New York: Former IMF chief Dominique Strauss-Kahn, who quit after being charged with sexually assaulting a hotel maid in New York, will receive $250,000 severance payment, but American taxpayers are not too happy paying part of it.

Strauss-Kahn is also due to be handed a pension. US Congressmen reacted angrily to the deal but conceded they are almost powerless to stop it from going ahead.

The IMF said that it had no choice in the matter since the severance pay is part of his contract.

"What does it say about the IMF that its managing director has a higher annual salary than the president of the United States, that he stays at $ 3,000-per-night hotel rooms, and that he gets a quarter of a million dollars in severance pay while awaiting charges for attempted rape?" Republican Cathy McMorris Rodgers asked in a statement to FOX News.

Jim Specht, spokesman for House Appropriations Committee member Rep Jerry Lewis said that his boss will explore if something can be done to extend US leverage over the IMF operations.
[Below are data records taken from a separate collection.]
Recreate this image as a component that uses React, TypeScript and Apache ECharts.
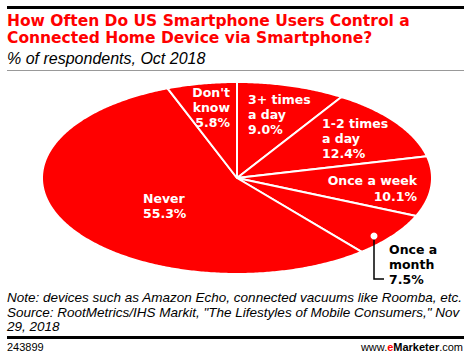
import React, { useEffect, useRef } from "react";
import * as echarts from "echarts";

const categories = ["3+ times a day", "1-2 times a day", "Once a week", "Once a month", "Never", "Don't know"];
const values = [9.0, 12.4, 10.1, 7.5, 55.3, 5.8];
const labelTexts = ["3+ times\na day\n9.0%", "1-2 times\na day\n12.4%", "Once a week\n10.1%", "Once a\nmonth\n7.5%", "Never\n55.3%", "Don't\nknow\n5.8%"];

const RED = "#ff0000";
const CX = 237;
const CY = 178;
const RX = 195;
const RY = 96;

export default function App() {
  const ref = useRef<HTMLDivElement>(null);
  useEffect(() => {
    if (!ref.current) return;
    const chart = echarts.init(ref.current, null, { renderer: "svg" });
    const total = values.reduce((a, b) => a + b, 0);
    const starts: number[] = [];
    let acc = 0;
    values.forEach((v) => {
      starts.push(acc);
      acc += v;
    });
    const pt = (th: number) => [CX + RX * Math.sin(th), CY - RY * Math.cos(th)];

    const labelFont = "bold 12.5px 'DejaVu Sans'";
    const lbl = (text: string, x: number, y: number, align: string, fill = "#fff", lh = 15) => ({
      type: "text",
      x,
      y,
      silent: true,
      z: 100,
      style: { text, fill, font: labelFont, textAlign: align, textVerticalAlign: "top", lineHeight: lh },
    });

    const option: any = {
      animation: false,
      backgroundColor: "#fff",
      series: [
        {
          type: "custom",
          coordinateSystem: "none",
          data: values.map((v, i) => ({ name: categories[i], value: v })),
          renderItem: (params: any, api: any) => {
            const i = params.dataIndex;
            const v = api.value(0);
            const a0 = (starts[i] / total) * Math.PI * 2;
            const a1 = a0 + (v / total) * Math.PI * 2;
            const pts: number[][] = [[CX, CY]];
            const n = Math.max(8, Math.ceil((a1 - a0) / 0.01));
            for (let k = 0; k <= n; k++) pts.push(pt(a0 + ((a1 - a0) * k) / n));
            return {
              type: "polygon",
              shape: { points: pts },
              style: { fill: RED, stroke: "#fff", lineWidth: 2, lineJoin: "round" },
            };
          },
        },
      ],
      graphic: [
        { type: "rect", shape: { x: 7, y: 6, width: 457, height: 3 }, style: { fill: "#000" } },
        {
          type: "text",
          x: 7,
          y: 12,
          style: {
            text: "How Often Do US Smartphone Users Control a\nConnected Home Device via Smartphone?",
            fill: "#ff0000",
            font: "bold 15.5px 'DejaVu Sans'",
            lineHeight: 17,
            textVerticalAlign: "top",
          },
        },
        {
          type: "text",
          x: 7,
          y: 50,
          style: { text: "% of respondents, Oct 2018", fill: "#000", font: "italic 16px 'Liberation Sans'", textVerticalAlign: "top" },
        },
        { type: "rect", shape: { x: 7, y: 70, width: 457, height: 1 }, style: { fill: "#999" } },
        lbl(labelTexts[5], 230, 84.5, "right"),
        lbl(labelTexts[0], 248, 91.5, "left"),
        lbl(labelTexts[1], 322, 115.5, "left"),
        lbl(labelTexts[2], 417, 172, "right", "#fff", 16),
        lbl(labelTexts[4], 143, 190.5, "left"),
        lbl(labelTexts[3], 389, 241.5, "left", "#000", 15),
        { type: "polyline", shape: { points: [[374, 238], [374, 279], [384, 279]] }, style: { stroke: "#000", lineWidth: 1.5, fill: null }, z: 50 },
        { type: "circle", shape: { cx: 374, cy: 236, r: 3.5 }, style: { fill: "#fff" }, z: 60 },
        {
          type: "text",
          x: 7,
          y: 290.5,
          style: {
            text: 'Note: devices such as Amazon Echo, connected vacuums like Roomba, etc.\nSource: RootMetrics/IHS Markit, "The Lifestyles of Mobile Consumers," Nov\n29, 2018',
            fill: "#000",
            font: "italic 13.5px 'Liberation Sans'",
            lineHeight: 14.5,
            textVerticalAlign: "top",
          },
        },
        { type: "rect", shape: { x: 7, y: 336, width: 457, height: 3 }, style: { fill: "#000" } },
        {
          type: "text",
          x: 7,
          y: 347,
          style: { text: "243899", fill: "#000", font: "11px 'Liberation Sans'", textVerticalAlign: "middle" },
        },
        {
          type: "text",
          x: 463,
          y: 347,
          style: {
            text: "{a|www.}{b|e}{c|Marketer}{a|.com}",
            textAlign: "right",
            textVerticalAlign: "middle",
            rich: {
              a: { fill: "#000", font: "11px 'Liberation Sans'" },
              b: { fill: "#ff0000", font: "bold 11px 'Liberation Sans'" },
              c: { fill: "#000", font: "bold 11px 'Liberation Sans'" },
            },
          },
        },
      ],
    };
    chart.setOption(option);
    return () => chart.dispose();
  }, []);
  return <div ref={ref} style={{ position: "fixed", left: 0, top: 0, width: 470, height: 358 }} />;
}
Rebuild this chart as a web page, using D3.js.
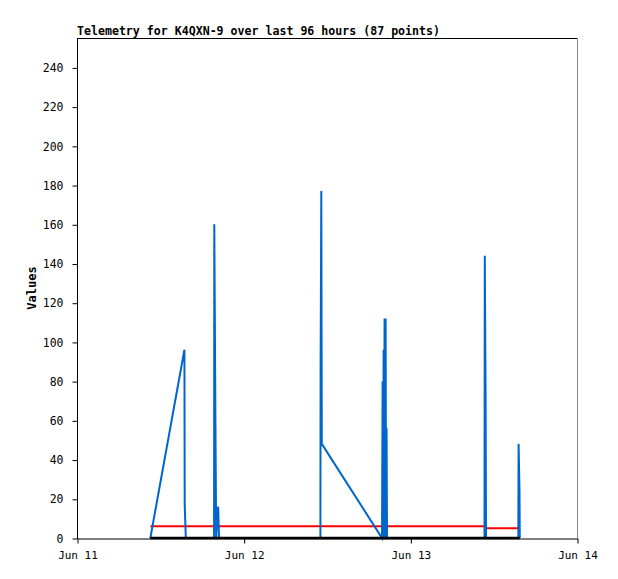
<!DOCTYPE html>
<html>
<head>
<meta charset="utf-8">
<script src="https://cdn.jsdelivr.net/npm/d3@7"></script>
<style>
html,body{margin:0;padding:0;background:#fff;}
svg{display:block;}
</style>
</head>
<body>
<svg id="chart" width="618" height="579"></svg>
<script>
// ---- data (hours after Jun 11 00:00) ----
const titleText = "Telemetry for K4QXN-9 over last 96 hours (87 points)";
const yLabel = "Values";
const xTickDates = ["2024-06-11", "2024-06-12", "2024-06-13", "2024-06-14"];
const yTicks = [0, 20, 40, 60, 80, 100, 120, 140, 160, 180, 200, 220, 240];

const blueHours = [10.56, 15.47, 15.51, 15.67, 19.74, 19.77, 19.94, 20.04, 20.16, 20.33, 20.45,
  35.05, 35.08, 35.18, 35.25, 43.92, 44.01, 44.08, 44.15, 44.21, 44.29, 44.37, 44.44,
  44.51, 44.58, 44.64, 58.68, 58.72, 58.84, 58.90, 63.55, 63.59, 63.72, 63.76];
const blueValues = [0, 96, 17, 0, 0, 160, 56, 0, 8, 16, 0,
  0, 88, 177, 48, 0, 80, 0, 96, 0, 112, 0, 112,
  0, 56, 0, 0, 144, 72, 0, 0, 48, 24, 0];

const redHours = [10.56, 15.5, 19.8, 35.1, 44.1, 58.7, 58.75, 63.76];
const redValues = [6, 6, 6, 6, 6, 6, 5, 5];

const blackHours = [10.56, 63.76];
const blackValues = [0, 0];

(function () {
// ---- layout ----
const mLeft = 77, mRight = 577, mTop = 38, mBottom = 538;
const t0 = new Date(2024, 5, 11, 0, 0, 0);
const toDate = h => new Date(t0.getTime() + h * 3600 * 1000);

const x = d3.scaleTime()
  .domain([new Date(2024, 5, 11), new Date(2024, 5, 14)])
  .range([mLeft, mRight]);
const y = d3.scaleLinear().domain([0, 255]).range([mBottom, mTop]);

const svg = d3.select("#chart");
const mono = "'DejaVu Sans Mono', 'Liberation Mono', monospace";

// frame
svg.append("line").attr("x1", mLeft).attr("x2", mRight).attr("y1", mTop + 0.5).attr("y2", mTop + 0.5)
  .attr("stroke", "#000").attr("stroke-width", 1);
svg.append("line").attr("x1", mRight + 0.5).attr("x2", mRight + 0.5).attr("y1", mTop).attr("y2", mBottom)
  .attr("stroke", "#888").attr("stroke-width", 1);

// y axis
const yAxis = d3.axisLeft(y).tickValues(yTicks).tickSize(5).tickPadding(9).tickSizeOuter(0);
const gy = svg.append("g").attr("transform", `translate(${mLeft + 0.5},0.5)`).call(yAxis);
gy.select(".domain").remove();
svg.append("line").attr("x1", mLeft + 0.5).attr("x2", mLeft + 0.5).attr("y1", mTop).attr("y2", mBottom + 1)
  .attr("stroke", "#000");
gy.selectAll("text").attr("font-family", mono).attr("font-size", "11.5px").attr("fill", "#000");
gy.selectAll("line").attr("stroke", "#000");

// x axis
const xAxis = d3.axisBottom(x)
  .tickValues(xTickDates.map(s => { const p = s.split("-"); return new Date(+p[0], +p[1] - 1, +p[2]); }))
  .tickFormat(d => d3.timeFormat("%b ")(d) + d.getDate())
  .tickSize(5).tickPadding(8).tickSizeOuter(0);
const gx = svg.append("g").attr("transform", `translate(0.5,${mBottom + 0.5})`).call(xAxis);
gx.select(".domain").attr("stroke", "#000");
gx.selectAll("text").attr("font-family", mono).attr("font-size", "11px").attr("fill", "#000");
gx.selectAll("line").attr("stroke", "#000");

// series
const lineGen = d3.line().x(d => x(toDate(d[0]))).y(d => y(d[1]));
const zip = (a, b) => a.map((v, i) => [v, b[i]]);

svg.append("path").datum(zip(redHours, redValues)).attr("d", lineGen)
  .attr("fill", "none").attr("stroke", "#ff0000").attr("stroke-width", 2);
svg.append("path").datum(zip(blueHours, blueValues)).attr("d", lineGen)
  .attr("fill", "none").attr("stroke", "#0066cc").attr("stroke-width", 2)
  .attr("stroke-linejoin", "miter");
svg.append("path").datum(zip(blackHours, blackValues)).attr("d", lineGen)
  .attr("fill", "none").attr("stroke", "#000").attr("stroke-width", 2.5);

// title
svg.append("text").attr("x", mLeft).attr("y", 35)
  .attr("font-family", mono).attr("font-weight", "bold").attr("font-size", "11.8px")
  .attr("textLength", 363).attr("lengthAdjust", "spacingAndGlyphs")
  .attr("fill", "#000").text(titleText);

// y label
svg.append("text").attr("transform", `translate(36,${(mTop + mBottom) / 2}) rotate(-90)`)
  .attr("text-anchor", "middle")
  .attr("font-family", mono).attr("font-weight", "bold").attr("font-size", "12px")
  .attr("fill", "#000").text(yLabel);
})();
</script>
</body>
</html>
"The IMF isn't doing what it's really supposed to be doing... Creating economic opportunity in undeveloped countries," Specht said.

The former IMF chief, who was indicted on seven counts including attempted rape, allegedly forced the maid at the Sofitel hotel in Manhattan to perform oral sex.

He was taken into custody a few minutes before his Air France flight departed for Paris.

Meanwhile, French Finance Minister Christine Lagarde announced her candidacy for head of the International Monetary Fund.

There has been a debate about whether the next head of the IMF should continue to be from a European country or a developing nation.

European Union leaders, including German Chancellor Angela Merkel, have said they want a European to be in-charge during a time when European countries are dealing with a debt crisis.

In a statement, the directors of Brazil, Russia, India, and South Africa said that next director of the IMF should be chosen on the basis of competence and not on the basis of nationality.

"This requires abandoning the obsolete unwritten convention that requires that the head of the IMF be necessarily from Europe," they said.

The nomination period for the post ends on June 10.